Personally, I use sony and panasonic tapes only. I have used this pre/post cleaning procedure on my DSR-11 on those times when somebody gave me a TDK, and so far so good. (Except that every cleaning run has grinded video head a little bit more...)

Don't rewind your cleaning tapes. Discard them when they're used.

BR
Petri

Jarrod Whaley September 12th, 2006 06:52 PM

Quote:

Originally Posted by Petri Flander
TDK is not compatible with other tape brands. (sony/panasonic/jvc/fuji/maxell)

I mix all kinds of brands all the time. TDK's included. I have no more trouble with them than I have with any other brand--which is to say that I have zero trouble. When I see a tape dropout, I clean the heads. I have had my Canon GL1 for over 5 years. I've only had one cleaning tape for it--I haven't finished using it yet. So that should give you an idea of how many dropouts I get.

Quote:

Originally Posted by Petri Flander
Personally, I use sony and panasonic tapes only.

If there were some substance to all of this "use the same brand" hysteria (and my experience proves, to me at least, that there isn't), then telling someone to mix Sony and Panasonic tapes is about the worst advice you could give. Sony uses a wet lubricant, and Panasonic uses a dry one. The wet vs. dry issue is the reasoning behind the whole "don't use different brands" thing in the first place--the wet lubricant, when used on a head that has previously seen lots of dry (powdered) lubricant, allegedly turns the powder to a kind of mud.

I don't use Sony tapes very much at all, but I use almost everything else pretty much equally--it just depends on whatever brand is the cheapest at a given store at a given moment. Almost no tape dropouts. The "stick to one brand" thing is very much a myth that has been blown out of all proportion.

All of that said, I don't think tape dropouts are the cause of Jonathan's problems in the first place. Dropped frames during capture are likely the result of a computer issue, rather than a camera issue. Jonathan reports that the tapes play back on a TV without problems. Ergo, there's nothing wrong with his tapes or his cam head.

Petri Flander September 13th, 2006 05:17 PM

Jarrod,

First i'd like to point out that sony and panasonic tapes have changed much from 1997 when they were the only brands available and head clog issue was severe. Sony changed their formula, and from that point onwards they were much more compatible.

Link: http://www.bealecorner.com/trv900/head.txt

Also, you said that you mix tapes frequently. That is different situation compared to someone who has used only one brand (mechanism is pretty much saturated with that particular lubricant) and then puts some other tape in.

So, how to tell what tape is wet and what is dry now?
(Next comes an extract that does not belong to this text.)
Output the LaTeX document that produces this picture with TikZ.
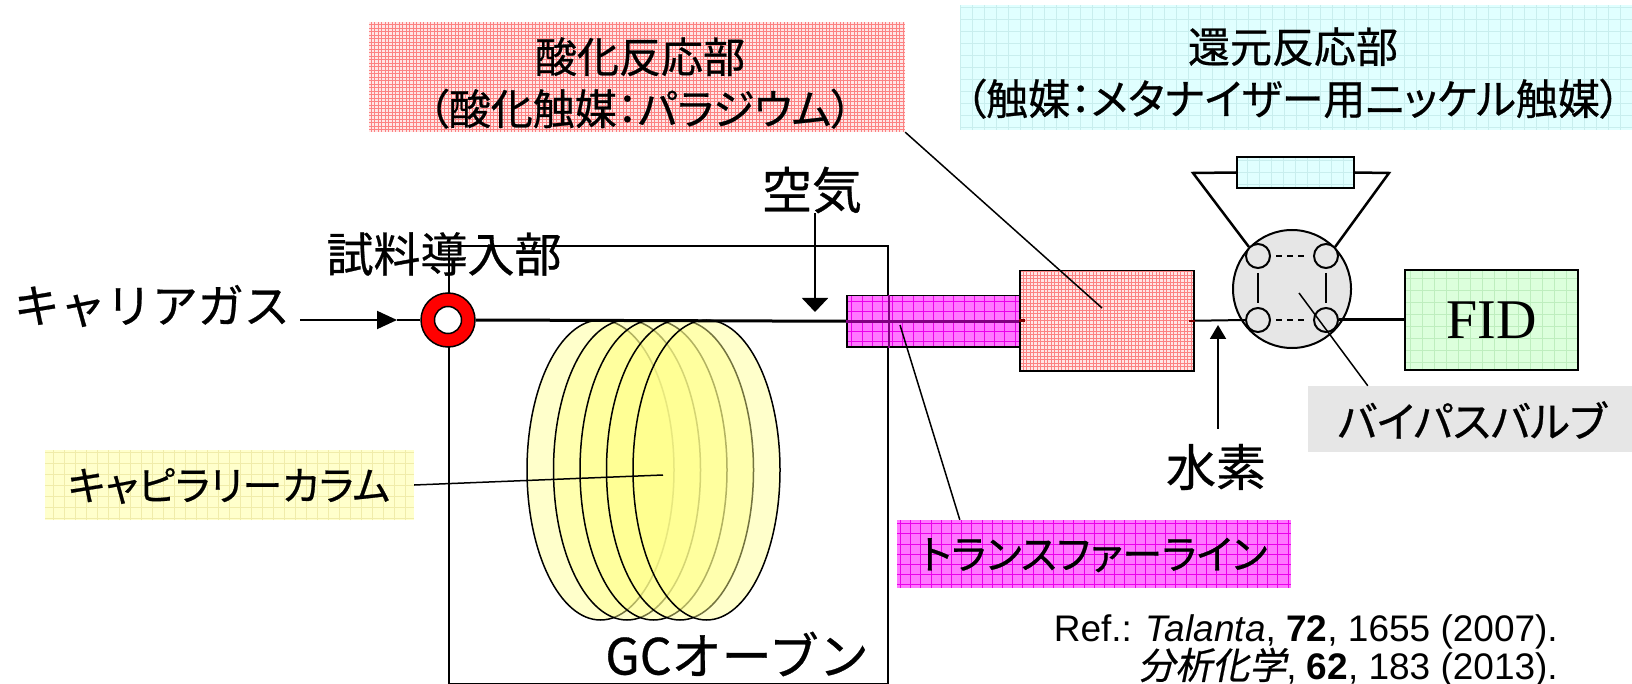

This is tough, since one has to rely on mostly outdated information on net - manufacturers don't say nothing about this. I looked tdk, fuji, maxell, panasonic and sony - not a word.

Couple of recent postings said that Sony (PR and EX) and Pana (PQ and FE/FJ) are both wet now, except Pana MQ series is dry.
(And older postings say that pana is dry and sony is wet...)

http://www.dvinfo.net/conf/archive/i...hp/t-3928.html

One estimation was that panasonic manufactures 75% of MiniDV tapes, sony makes 20% and TDK 5%. So, if panasonic consumer tape is said to be wet, how come that fuji and maxell are stated as dry, even when those are supposed to be made by Panasonic?

Old table (2003): http://www.philpang.com/tips/minidv_lubricants.html

The only way to sort this out seems to be... to cut a piece of tape and having a look through a microscope.

Adam Wilt had this to say: (Mixing tape)
http://www.adamwilt.com/Tidbits.html


Quote:

Originally Posted by Jarrod Whaley
Jonathan reports that the tapes play back on a TV without problems. Ergo, there's nothing wrong with his tapes or his cam head.

You're correct on this. I see that I skipped that part.